The Denver Post’s Fake Comics Poll

When I first started work at US West (or U S WEST as they required us to write it at the time), I had a co-worker who constantly complained about the office temperature being too hot. He would occasionally adjust the wall-mounted thermostat near our cubicles, but most of the time he would find it already set to the lowest temperature (from the last time he visited it).

One day, the Wall Street Journal ran an article about how offices were placing decoy thermostats that could be “controlled” by employees. The thermostats weren’t connected to anything, but they created the illusion that employees could control their environment. I showed the article to my co-worker, who immediately got up from his desk, walked over to the thermostat, pulled off one of his cowboy boots and knocked the thermostat off the wall. It was a decoy. There wasn’t even a hole in the drywall behind it – it had just been glued on.
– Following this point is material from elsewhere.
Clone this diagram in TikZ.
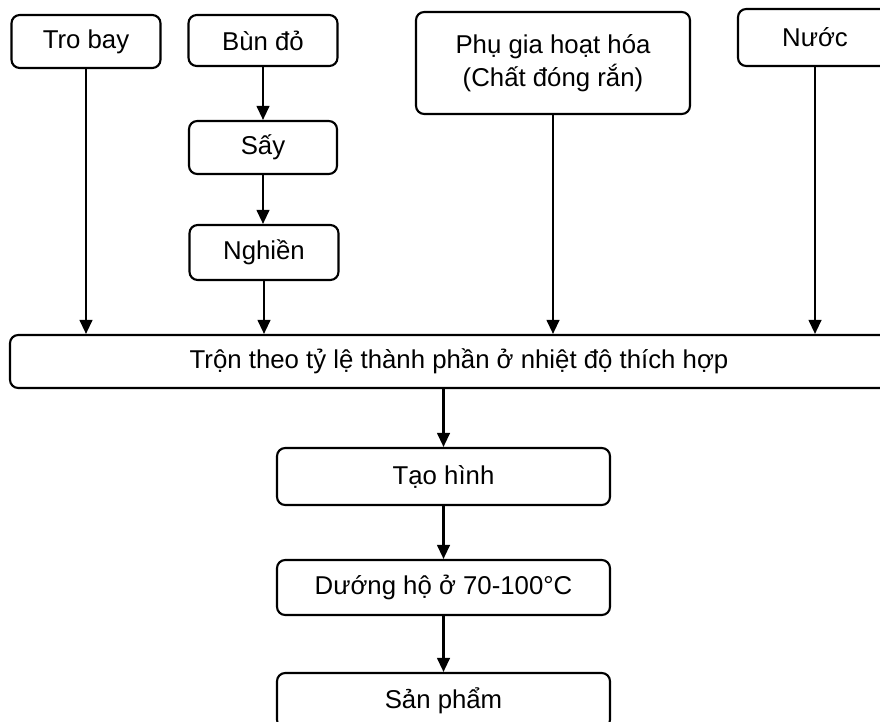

I was reminded of that story this morning when I saw the Denver Post’s annual Comics Poll, where readers can list their most liked and most hated comic strips in an attempt to influence which comics the Post keeps. As a subscriber, the Post has my address and my phone number. If it wants a statistically valid sampling of which comics are desired and which aren’t by readers, it could do that. But it would rather create a way for all the cranks who bitch and moan about the comics to think their voices are being heard.

6 thoughts on “The Denver Post’s Fake Comics Poll

  1. Having worked at the Post, I can tell you that this is virtually the only type of readership research the newspaper does. Very telling.